Per percorrere i 500 m finali Pietri ci impiega 10 minuti, un’odissea davanti a un pubblico inorridito e commosso da quel piccolo italiano tutto baffi e capelli, un pubblico che unanime però lo incoraggia in una bolgia pazzesca. Al traguardo Pietri perde i sensi e crolla sulla pista. È portato in trionfo in barella, nel tripudio della folla che lui non può sentire, senza che lui possa gioire di quell’ordalia straordinaria.
Poco dopo taglia il traguardo lo statunitense Johnny Hayes. La squadra americana presenta reclamo per l’aiuto ricevuto da Pietri, che è purtroppo accolto.

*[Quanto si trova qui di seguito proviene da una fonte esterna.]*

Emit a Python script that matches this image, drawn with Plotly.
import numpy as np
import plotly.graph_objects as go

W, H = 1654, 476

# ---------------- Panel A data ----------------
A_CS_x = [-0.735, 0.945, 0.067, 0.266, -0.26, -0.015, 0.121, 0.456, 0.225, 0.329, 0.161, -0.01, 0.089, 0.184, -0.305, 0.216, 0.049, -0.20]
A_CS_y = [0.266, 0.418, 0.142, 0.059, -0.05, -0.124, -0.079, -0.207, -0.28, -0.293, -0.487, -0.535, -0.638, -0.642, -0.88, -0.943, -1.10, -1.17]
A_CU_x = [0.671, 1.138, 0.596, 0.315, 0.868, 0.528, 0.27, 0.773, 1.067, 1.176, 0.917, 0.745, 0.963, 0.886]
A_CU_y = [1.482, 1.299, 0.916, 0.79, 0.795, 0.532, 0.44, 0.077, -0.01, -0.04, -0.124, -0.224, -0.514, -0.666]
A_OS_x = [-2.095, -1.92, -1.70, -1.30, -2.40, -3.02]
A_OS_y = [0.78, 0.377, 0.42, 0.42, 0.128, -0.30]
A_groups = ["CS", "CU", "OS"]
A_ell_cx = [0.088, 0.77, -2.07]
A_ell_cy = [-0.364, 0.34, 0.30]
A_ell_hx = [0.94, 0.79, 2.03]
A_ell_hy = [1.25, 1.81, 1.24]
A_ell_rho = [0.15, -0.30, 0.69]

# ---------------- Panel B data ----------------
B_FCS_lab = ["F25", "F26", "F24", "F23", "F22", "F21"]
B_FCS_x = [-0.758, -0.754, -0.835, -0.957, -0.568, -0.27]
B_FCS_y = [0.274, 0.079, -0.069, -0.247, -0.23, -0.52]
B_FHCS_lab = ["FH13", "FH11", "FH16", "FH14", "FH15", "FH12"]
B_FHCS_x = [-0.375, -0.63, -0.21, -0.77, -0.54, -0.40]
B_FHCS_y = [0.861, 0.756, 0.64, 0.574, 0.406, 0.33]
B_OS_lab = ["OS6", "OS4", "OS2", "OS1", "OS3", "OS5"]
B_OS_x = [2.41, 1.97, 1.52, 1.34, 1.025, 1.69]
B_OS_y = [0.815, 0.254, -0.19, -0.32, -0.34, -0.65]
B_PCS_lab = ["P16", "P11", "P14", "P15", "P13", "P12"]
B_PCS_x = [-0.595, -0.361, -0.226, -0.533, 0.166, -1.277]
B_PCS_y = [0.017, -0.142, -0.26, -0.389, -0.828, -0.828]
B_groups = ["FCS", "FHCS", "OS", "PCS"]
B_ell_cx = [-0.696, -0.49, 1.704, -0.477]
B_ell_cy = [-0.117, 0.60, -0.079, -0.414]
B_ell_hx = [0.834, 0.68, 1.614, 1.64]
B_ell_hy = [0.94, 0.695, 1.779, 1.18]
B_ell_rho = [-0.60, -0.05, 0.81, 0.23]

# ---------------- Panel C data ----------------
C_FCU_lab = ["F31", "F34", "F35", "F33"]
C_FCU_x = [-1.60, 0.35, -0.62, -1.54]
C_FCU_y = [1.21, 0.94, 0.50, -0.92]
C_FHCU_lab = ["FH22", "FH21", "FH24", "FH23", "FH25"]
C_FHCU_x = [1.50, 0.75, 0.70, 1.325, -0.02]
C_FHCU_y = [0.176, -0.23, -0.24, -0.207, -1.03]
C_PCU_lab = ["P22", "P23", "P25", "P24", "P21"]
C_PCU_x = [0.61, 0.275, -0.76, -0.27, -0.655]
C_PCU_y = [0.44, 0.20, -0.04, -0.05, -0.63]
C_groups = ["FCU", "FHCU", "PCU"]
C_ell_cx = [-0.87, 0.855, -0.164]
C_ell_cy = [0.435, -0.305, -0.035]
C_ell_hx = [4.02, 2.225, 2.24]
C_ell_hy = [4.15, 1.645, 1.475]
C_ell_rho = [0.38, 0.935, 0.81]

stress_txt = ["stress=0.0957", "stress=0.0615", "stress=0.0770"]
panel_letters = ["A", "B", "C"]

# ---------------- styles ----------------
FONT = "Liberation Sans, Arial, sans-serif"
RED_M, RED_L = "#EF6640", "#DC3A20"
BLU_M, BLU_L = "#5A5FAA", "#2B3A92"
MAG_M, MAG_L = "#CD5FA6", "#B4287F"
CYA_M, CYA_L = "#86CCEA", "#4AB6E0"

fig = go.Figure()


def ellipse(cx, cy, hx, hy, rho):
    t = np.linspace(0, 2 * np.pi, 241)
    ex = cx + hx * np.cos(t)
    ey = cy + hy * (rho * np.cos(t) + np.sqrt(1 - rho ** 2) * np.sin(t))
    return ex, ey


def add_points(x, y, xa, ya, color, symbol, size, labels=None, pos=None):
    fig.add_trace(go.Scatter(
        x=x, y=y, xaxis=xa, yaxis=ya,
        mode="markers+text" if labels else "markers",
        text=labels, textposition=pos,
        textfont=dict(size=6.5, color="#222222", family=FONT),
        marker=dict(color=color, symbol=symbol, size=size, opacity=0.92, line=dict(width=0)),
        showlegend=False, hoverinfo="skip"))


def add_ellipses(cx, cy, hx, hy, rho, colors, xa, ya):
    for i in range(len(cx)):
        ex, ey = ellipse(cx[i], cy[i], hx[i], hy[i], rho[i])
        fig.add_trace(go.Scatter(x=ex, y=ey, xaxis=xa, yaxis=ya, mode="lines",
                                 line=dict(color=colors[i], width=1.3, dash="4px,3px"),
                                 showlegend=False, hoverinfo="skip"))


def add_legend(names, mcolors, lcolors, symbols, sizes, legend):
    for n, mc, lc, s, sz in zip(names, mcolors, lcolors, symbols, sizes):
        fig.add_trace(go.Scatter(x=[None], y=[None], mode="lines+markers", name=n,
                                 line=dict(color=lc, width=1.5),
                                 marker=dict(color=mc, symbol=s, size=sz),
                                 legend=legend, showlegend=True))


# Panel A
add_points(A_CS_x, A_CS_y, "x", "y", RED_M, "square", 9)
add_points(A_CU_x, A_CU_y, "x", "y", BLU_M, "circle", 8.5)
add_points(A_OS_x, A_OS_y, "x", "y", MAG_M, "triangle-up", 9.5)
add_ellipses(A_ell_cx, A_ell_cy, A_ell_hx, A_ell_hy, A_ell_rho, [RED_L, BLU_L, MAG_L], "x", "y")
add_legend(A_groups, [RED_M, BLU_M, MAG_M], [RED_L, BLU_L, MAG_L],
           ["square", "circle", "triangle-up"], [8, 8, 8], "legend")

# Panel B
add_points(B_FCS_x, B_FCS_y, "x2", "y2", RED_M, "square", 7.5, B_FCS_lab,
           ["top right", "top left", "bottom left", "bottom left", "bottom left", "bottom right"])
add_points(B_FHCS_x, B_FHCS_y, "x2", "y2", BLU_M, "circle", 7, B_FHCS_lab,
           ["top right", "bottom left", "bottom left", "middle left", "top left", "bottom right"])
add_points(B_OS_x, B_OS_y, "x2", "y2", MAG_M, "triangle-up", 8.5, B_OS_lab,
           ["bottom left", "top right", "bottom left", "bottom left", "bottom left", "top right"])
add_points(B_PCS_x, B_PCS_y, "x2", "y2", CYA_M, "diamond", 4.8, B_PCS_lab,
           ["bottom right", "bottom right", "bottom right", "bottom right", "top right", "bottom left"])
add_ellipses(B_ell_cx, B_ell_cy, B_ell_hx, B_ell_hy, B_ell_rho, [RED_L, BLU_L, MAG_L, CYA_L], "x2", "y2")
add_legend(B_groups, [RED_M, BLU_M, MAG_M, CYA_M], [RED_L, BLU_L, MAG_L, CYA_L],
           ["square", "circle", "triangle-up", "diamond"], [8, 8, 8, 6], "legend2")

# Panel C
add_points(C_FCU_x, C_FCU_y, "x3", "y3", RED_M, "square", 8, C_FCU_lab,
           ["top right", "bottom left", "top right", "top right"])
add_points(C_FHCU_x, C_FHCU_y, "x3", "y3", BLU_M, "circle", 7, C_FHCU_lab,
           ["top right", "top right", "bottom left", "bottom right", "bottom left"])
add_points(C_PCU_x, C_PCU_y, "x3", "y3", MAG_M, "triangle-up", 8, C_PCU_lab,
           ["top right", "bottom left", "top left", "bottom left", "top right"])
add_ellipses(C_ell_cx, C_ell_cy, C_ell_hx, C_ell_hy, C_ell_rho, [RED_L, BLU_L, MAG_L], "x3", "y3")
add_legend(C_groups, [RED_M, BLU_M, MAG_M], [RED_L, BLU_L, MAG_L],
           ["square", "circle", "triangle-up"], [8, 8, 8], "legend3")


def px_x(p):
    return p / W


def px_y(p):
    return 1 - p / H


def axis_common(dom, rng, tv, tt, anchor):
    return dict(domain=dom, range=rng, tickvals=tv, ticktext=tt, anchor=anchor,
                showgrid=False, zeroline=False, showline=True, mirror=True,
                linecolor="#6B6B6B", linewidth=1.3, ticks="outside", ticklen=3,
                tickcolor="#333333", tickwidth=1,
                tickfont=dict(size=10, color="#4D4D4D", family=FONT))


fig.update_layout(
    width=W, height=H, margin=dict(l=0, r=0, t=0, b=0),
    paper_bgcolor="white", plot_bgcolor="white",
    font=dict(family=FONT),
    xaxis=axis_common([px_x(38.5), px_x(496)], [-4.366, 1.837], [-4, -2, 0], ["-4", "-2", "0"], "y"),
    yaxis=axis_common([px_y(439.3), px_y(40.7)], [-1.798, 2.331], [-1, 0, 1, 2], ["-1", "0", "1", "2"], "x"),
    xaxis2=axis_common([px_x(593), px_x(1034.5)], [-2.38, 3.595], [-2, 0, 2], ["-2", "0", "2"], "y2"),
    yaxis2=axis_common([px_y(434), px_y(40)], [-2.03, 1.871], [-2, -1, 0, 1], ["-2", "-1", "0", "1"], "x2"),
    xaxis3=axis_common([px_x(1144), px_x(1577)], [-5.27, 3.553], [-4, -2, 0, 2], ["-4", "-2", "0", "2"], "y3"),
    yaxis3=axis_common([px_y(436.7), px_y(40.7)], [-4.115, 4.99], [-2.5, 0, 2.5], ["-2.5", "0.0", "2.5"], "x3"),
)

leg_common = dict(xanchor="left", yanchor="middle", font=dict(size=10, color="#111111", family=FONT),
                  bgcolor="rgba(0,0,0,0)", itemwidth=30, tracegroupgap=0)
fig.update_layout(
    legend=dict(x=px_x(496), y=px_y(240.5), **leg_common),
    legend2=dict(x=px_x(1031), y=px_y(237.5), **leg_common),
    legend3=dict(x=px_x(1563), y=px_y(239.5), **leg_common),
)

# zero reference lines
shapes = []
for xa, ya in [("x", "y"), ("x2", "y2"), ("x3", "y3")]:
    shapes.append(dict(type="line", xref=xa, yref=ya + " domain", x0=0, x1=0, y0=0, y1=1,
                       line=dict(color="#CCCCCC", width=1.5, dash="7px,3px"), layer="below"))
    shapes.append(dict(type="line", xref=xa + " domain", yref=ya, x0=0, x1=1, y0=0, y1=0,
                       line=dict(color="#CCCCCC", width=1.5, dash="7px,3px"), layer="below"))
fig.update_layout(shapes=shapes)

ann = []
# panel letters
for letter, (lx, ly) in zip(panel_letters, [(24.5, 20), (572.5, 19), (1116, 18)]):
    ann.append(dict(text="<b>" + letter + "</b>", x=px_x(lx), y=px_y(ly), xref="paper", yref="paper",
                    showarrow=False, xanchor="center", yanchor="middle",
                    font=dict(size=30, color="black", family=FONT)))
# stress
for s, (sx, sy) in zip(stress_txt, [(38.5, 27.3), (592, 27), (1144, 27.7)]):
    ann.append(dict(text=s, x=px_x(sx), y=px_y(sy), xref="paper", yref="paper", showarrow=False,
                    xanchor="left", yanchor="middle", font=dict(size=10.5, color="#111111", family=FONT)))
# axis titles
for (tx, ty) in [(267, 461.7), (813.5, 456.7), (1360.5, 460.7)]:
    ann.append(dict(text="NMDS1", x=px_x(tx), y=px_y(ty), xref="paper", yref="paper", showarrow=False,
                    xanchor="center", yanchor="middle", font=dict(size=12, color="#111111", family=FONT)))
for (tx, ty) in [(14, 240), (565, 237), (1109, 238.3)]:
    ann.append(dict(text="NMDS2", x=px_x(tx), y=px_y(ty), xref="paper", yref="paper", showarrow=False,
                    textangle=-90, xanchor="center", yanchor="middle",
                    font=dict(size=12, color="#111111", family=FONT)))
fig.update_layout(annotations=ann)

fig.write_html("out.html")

Pietri venne squalificato, ma il dramma commosse tutti gli inglesi e fece il giro del mondo. La regina Alessandra lo premiò giorni dopo con una coppa d’argento. Il premio fu suggerito dello scrittore Arthur Conan Doyle, che aveva assistito alla gara dalla tribuna come corrispondente del Daily Mail. L’autore di Sherlock Holmes commentò l’impresa di Pietri il giorno stesso, con queste parole: «La grande impresa dell’italiano non potrà mai essere cancellata dagli archivi dello sport, qualunque possa essere la decisione dei giudici».

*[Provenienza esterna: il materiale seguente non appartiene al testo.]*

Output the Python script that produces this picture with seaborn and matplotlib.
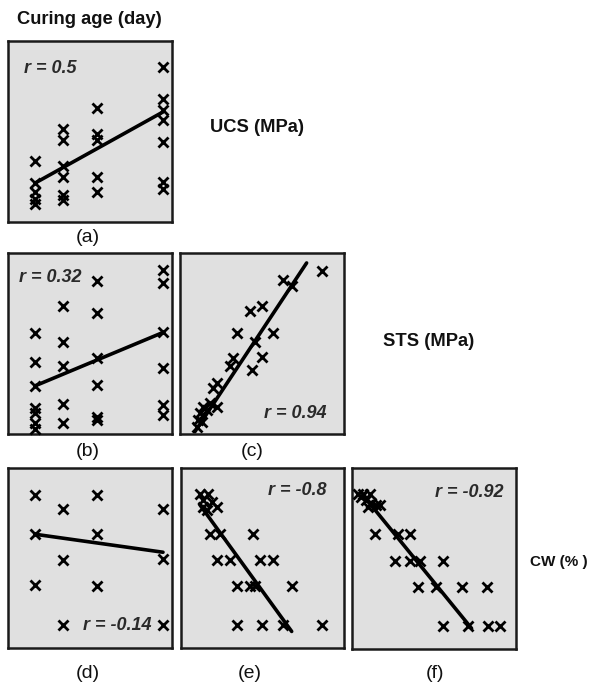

Successivamente lo stesso Conan Doyle, tramite una sottoscrizione pubblica del Daily Mail, propose di conferire a Pietri un premio in denaro, così da permettergli l’apertura di una panetteria, una volta rientrato a Carpi. La proposta ebbe successo e vennero raccolte trecento sterline, una cifra consistente per l’epoca.

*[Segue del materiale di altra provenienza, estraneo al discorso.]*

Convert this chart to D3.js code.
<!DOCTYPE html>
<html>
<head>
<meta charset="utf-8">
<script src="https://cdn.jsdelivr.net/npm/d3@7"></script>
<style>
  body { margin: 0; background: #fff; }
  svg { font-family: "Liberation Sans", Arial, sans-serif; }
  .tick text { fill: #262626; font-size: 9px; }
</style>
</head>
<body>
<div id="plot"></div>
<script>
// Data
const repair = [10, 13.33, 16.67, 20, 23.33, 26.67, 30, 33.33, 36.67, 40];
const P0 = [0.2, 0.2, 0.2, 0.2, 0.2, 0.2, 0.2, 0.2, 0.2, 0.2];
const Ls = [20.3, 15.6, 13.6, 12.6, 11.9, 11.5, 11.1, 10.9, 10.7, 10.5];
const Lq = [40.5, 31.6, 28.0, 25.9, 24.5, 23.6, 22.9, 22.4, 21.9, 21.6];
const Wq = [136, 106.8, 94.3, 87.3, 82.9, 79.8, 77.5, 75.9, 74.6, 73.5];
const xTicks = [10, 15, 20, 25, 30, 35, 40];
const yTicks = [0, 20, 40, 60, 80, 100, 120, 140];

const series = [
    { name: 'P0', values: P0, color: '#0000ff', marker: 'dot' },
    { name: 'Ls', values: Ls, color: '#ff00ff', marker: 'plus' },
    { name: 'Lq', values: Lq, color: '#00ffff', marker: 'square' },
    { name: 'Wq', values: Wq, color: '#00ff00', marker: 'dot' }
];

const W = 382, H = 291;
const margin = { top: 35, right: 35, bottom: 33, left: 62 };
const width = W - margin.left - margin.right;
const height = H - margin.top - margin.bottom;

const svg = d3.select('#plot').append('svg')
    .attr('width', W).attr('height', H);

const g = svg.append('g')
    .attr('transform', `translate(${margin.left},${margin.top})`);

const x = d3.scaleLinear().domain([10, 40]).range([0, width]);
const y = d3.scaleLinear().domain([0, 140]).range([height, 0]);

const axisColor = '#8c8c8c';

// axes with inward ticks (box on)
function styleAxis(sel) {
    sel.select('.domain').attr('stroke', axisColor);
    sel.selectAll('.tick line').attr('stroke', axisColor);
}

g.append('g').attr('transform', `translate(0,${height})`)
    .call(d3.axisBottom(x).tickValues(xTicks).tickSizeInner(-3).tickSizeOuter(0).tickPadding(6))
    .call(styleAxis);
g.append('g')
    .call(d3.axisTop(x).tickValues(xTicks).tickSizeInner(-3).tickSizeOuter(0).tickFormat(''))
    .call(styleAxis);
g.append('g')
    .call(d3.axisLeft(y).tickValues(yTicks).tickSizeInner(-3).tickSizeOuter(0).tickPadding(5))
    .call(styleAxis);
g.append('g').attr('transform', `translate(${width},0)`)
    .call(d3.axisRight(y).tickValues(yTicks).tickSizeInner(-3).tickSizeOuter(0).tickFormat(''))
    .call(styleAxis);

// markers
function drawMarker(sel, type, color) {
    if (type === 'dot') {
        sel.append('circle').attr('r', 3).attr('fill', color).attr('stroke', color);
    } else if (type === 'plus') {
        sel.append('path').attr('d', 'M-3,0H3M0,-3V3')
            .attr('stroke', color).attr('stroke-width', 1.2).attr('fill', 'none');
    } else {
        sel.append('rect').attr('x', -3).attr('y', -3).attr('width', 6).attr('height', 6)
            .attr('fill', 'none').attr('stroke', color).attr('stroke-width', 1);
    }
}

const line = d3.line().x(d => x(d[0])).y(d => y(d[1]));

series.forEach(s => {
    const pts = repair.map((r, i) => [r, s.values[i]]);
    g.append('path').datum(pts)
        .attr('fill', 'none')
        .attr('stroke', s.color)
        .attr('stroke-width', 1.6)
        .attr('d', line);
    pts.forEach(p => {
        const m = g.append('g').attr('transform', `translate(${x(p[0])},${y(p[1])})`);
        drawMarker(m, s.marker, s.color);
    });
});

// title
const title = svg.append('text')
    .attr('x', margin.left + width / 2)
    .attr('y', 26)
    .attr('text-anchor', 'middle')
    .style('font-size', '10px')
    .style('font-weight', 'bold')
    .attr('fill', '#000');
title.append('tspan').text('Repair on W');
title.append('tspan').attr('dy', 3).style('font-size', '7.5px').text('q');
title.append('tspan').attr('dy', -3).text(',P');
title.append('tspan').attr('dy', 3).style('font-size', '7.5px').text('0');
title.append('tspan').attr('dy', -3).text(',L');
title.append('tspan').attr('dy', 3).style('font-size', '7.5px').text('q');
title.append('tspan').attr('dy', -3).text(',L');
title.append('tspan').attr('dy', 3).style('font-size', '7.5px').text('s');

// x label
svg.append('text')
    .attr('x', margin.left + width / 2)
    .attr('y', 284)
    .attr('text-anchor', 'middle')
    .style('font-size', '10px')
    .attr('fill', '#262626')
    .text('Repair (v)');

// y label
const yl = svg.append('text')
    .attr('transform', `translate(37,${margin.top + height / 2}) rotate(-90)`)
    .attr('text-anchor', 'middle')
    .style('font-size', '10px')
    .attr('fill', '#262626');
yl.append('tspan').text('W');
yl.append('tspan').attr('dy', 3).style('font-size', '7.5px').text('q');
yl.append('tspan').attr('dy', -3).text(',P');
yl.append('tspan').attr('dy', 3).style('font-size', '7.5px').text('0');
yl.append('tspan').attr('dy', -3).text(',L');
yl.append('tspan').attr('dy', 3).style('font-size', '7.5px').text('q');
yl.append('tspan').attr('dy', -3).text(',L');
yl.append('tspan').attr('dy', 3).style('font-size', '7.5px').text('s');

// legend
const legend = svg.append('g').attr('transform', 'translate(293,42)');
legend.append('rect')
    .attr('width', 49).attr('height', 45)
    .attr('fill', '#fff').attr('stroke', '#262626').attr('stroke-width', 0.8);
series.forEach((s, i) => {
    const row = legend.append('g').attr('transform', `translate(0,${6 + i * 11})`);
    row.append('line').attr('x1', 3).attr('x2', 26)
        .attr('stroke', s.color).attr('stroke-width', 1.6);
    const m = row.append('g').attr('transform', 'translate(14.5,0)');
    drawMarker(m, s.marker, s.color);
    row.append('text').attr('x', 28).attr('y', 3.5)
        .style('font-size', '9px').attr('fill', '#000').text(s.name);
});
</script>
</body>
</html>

Il 25 novembre 1908, al Madison Square Garden di New York, andò in scena la rivincita tra Pietri e Hayes. Il richiamo fu enorme: ventimila spettatori, tra cui molti italoamericani, altri diecimila fuori dallo stadio perché non c’erano più biglietti.
I due atleti si sfidarono in pista sulla distanza della maratona, 262 giri. Corsero uno a fianco all’altro per quasi tutta la gara, ma alla fine Pietri staccò Hayes negli ultimi 500 m. Il Madison Square Garden, in particolare gli italoamericani, esultò per la vittoria e per il senso di giustizia ristabilito: Dorando Pietri era il vero trionfatore dell’Olimpiade oltre che dell’attuale sfida. Giustizia era fatta!
Da quel momento, Pietri passò ufficialmente al professionismo. Affrontò 46 gare e ne vinse 17. La sua ultima maratona fu a Buenos Aires, dove tagliò il traguardo col tempo di 2h 38’ 48”. In tre anni mise da parte 200000 lire, una cifra enorme per i tempi. Si ritirò all’età di 26 anni.
Dal giorno del ritiro esaudì il sogno di una vita, un sogno raggiunto correndo come un forsennato: un albergo a Sanremo, che significava libertà dal bisogno, affrancazione dal servaggio, dignità. Indipendenza. E a Sanremo fu inumato nel 1942.